— Exercise goal —
Wherever the string "matplotlib" appears in the listing, copy that line.

— Supplied records —
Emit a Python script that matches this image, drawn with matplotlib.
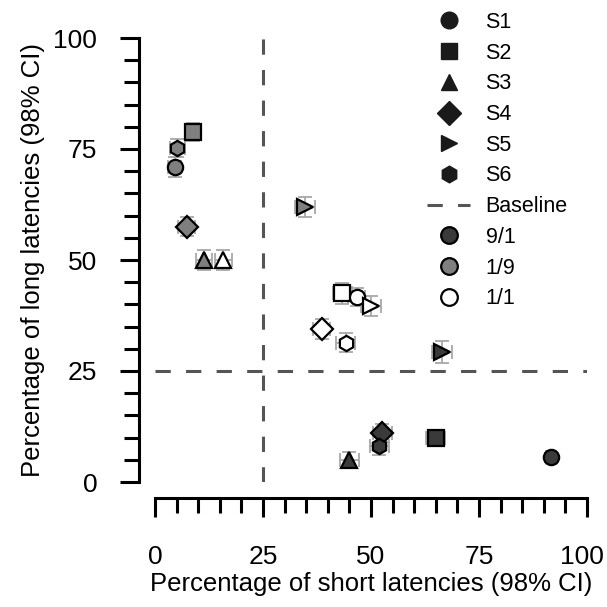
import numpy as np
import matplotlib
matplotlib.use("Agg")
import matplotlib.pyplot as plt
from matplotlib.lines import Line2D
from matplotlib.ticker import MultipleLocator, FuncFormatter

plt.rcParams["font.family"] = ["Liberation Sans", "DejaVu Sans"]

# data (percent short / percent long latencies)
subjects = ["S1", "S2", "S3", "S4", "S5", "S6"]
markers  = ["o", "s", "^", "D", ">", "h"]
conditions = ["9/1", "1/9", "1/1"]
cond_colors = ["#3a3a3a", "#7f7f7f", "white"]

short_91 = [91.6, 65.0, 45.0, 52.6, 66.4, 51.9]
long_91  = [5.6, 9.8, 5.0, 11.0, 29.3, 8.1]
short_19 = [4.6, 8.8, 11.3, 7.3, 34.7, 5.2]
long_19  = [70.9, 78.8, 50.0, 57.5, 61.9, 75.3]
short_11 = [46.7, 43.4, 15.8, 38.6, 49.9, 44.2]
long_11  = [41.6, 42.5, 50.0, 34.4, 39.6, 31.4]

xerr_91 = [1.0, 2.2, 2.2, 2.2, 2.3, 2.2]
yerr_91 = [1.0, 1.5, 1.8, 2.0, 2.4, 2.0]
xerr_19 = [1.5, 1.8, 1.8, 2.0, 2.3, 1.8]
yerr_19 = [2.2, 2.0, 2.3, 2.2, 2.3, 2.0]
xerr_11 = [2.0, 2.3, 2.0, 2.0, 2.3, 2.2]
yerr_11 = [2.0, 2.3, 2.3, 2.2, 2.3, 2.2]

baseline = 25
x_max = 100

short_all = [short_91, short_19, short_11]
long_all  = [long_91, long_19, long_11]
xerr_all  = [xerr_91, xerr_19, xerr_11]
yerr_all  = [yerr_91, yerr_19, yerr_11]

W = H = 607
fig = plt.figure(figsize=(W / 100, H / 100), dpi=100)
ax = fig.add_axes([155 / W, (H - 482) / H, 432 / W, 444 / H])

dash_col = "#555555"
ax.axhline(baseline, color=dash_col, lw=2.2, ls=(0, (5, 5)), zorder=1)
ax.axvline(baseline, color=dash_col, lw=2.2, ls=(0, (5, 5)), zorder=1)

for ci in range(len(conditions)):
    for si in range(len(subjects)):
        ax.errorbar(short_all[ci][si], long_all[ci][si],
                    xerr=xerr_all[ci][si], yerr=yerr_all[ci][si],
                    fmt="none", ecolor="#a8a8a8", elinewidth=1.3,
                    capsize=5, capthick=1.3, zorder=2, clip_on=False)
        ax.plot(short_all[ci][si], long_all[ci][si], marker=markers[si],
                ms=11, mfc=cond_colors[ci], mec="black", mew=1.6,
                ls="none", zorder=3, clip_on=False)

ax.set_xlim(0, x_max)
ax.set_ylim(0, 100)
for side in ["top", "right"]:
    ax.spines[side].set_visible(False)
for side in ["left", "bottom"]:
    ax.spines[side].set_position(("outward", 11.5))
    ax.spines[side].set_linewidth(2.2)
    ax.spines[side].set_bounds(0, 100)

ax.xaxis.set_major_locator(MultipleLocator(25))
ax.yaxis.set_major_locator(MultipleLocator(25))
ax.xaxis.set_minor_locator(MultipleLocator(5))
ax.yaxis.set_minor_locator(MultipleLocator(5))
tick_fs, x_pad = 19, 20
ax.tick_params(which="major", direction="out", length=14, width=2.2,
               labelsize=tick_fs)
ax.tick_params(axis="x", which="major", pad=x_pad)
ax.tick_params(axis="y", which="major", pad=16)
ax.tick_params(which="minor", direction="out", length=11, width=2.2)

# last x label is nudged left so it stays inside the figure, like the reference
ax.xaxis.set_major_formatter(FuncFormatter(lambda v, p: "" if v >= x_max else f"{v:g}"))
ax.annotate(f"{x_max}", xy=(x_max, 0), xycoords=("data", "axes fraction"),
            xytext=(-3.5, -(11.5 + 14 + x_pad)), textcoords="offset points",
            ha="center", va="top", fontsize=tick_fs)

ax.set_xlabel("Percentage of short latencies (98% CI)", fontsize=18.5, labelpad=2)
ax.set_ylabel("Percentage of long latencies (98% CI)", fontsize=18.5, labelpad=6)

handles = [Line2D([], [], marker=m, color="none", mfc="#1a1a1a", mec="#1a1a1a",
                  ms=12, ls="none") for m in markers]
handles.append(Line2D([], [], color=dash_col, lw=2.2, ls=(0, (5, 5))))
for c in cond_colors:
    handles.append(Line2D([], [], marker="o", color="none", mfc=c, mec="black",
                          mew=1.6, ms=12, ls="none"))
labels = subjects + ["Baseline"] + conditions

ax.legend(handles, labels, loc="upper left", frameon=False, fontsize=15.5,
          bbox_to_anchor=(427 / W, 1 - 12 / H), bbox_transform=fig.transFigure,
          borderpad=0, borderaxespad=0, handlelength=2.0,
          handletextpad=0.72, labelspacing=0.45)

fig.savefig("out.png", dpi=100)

...

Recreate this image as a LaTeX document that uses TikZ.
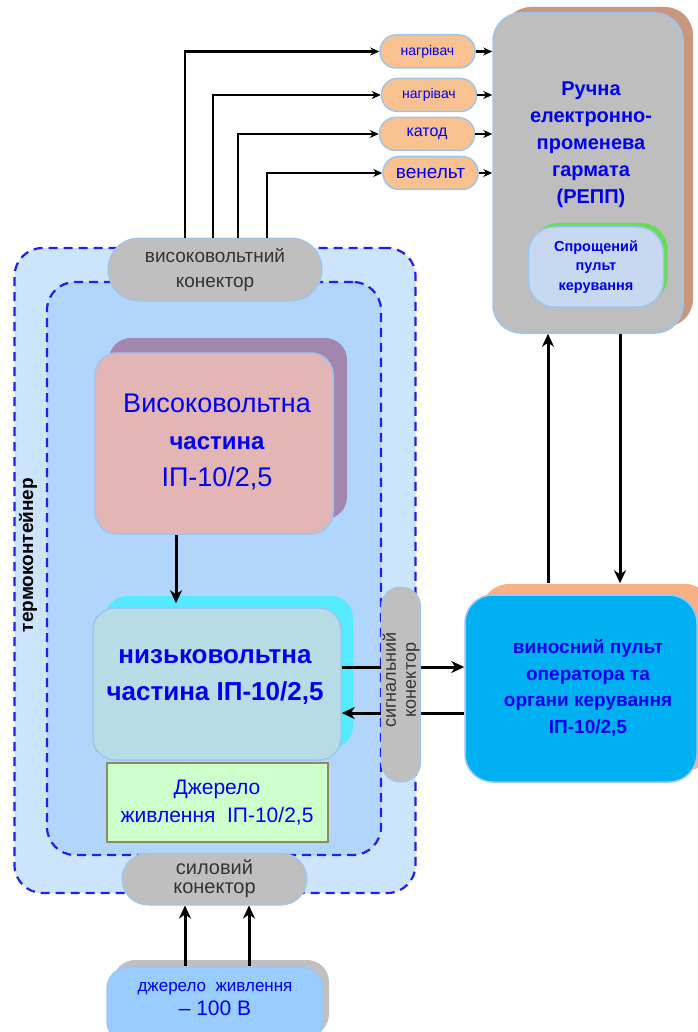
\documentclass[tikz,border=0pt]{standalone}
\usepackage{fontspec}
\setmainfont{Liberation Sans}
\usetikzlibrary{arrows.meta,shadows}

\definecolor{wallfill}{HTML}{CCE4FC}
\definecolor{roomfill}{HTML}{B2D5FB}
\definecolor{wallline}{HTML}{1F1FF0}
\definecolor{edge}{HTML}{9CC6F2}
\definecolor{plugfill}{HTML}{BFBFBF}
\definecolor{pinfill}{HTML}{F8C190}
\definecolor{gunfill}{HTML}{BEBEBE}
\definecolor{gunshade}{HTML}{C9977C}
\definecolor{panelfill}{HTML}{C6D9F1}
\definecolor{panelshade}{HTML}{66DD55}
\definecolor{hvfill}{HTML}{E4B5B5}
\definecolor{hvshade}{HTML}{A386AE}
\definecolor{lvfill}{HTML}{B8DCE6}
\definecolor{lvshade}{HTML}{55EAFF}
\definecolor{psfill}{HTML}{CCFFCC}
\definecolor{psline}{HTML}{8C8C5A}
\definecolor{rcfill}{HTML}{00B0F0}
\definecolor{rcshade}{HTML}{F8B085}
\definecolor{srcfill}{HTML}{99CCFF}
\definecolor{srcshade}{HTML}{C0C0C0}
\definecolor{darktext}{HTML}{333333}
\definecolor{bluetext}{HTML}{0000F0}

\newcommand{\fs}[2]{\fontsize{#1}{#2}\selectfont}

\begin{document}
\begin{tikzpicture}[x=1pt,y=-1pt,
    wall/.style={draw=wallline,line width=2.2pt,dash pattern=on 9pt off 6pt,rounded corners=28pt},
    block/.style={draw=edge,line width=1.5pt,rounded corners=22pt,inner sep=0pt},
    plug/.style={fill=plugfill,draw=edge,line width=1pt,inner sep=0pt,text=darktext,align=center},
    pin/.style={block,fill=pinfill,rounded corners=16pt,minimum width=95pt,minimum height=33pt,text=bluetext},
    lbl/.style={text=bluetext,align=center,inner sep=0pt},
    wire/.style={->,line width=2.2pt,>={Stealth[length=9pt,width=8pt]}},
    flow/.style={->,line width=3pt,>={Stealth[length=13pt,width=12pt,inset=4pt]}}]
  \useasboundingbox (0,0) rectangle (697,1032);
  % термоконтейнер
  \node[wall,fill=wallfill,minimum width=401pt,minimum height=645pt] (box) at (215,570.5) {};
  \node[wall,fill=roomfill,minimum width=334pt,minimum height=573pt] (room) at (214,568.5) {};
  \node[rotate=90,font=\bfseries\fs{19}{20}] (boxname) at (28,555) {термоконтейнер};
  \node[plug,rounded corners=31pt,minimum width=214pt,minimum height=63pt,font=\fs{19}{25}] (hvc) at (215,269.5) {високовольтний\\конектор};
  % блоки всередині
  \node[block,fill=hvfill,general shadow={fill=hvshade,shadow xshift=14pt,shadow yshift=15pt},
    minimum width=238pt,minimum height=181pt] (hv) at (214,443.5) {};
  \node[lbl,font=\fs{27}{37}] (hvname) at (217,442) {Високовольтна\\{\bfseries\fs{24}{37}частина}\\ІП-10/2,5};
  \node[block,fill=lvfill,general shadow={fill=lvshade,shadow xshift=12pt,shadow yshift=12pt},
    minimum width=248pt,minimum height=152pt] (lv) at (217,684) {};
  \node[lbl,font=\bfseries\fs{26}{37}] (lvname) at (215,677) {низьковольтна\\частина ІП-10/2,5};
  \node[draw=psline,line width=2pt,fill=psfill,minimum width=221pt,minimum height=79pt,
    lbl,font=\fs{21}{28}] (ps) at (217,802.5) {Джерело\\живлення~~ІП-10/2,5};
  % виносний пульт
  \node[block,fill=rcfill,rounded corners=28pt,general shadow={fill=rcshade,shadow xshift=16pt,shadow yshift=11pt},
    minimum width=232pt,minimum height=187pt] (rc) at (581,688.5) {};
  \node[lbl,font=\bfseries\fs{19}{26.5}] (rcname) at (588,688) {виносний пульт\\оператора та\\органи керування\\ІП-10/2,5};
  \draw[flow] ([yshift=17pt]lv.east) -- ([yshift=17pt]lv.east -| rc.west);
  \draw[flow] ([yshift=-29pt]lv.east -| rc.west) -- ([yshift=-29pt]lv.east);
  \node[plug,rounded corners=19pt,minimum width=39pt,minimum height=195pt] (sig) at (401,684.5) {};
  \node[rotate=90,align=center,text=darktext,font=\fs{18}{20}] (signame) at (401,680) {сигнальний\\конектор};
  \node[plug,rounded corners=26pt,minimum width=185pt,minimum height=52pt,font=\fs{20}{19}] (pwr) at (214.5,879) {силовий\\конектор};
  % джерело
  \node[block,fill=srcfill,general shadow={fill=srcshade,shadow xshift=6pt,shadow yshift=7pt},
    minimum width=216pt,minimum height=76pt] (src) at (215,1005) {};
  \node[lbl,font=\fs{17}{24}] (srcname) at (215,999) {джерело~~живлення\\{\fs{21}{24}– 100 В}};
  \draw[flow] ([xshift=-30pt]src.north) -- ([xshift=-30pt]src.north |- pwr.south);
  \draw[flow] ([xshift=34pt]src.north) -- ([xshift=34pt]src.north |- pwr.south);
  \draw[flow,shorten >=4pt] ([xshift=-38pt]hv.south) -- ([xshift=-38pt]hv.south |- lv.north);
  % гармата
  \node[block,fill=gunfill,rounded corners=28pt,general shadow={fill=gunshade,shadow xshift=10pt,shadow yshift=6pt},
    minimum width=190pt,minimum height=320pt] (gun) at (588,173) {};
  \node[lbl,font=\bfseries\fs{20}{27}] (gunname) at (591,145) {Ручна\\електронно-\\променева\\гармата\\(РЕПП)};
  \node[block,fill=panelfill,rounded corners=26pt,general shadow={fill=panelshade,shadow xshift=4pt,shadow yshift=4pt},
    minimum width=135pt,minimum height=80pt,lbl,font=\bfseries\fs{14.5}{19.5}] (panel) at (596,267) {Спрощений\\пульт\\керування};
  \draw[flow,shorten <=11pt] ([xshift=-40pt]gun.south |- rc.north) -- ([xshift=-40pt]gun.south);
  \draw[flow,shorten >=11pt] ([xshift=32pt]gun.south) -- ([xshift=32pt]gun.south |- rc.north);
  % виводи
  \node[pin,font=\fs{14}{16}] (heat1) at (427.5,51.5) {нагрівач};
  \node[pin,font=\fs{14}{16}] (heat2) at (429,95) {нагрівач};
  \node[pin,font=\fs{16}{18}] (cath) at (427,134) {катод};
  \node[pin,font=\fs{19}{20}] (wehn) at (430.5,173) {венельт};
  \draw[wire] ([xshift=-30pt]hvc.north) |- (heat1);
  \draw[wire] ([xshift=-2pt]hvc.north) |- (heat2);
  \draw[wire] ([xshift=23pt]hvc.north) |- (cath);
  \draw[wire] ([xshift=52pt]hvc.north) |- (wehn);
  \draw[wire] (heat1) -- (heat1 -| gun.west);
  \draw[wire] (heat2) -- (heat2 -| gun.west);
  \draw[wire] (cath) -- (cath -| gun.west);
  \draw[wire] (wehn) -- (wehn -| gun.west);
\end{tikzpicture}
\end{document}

— Full solution —
Emit a Python script that matches this image, drawn with matplotlib.
import matplotlib
matplotlib.use("Agg")
import matplotlib.pyplot as plt
from matplotlib.lines import Line2D
from matplotlib.ticker import MultipleLocator, FuncFormatter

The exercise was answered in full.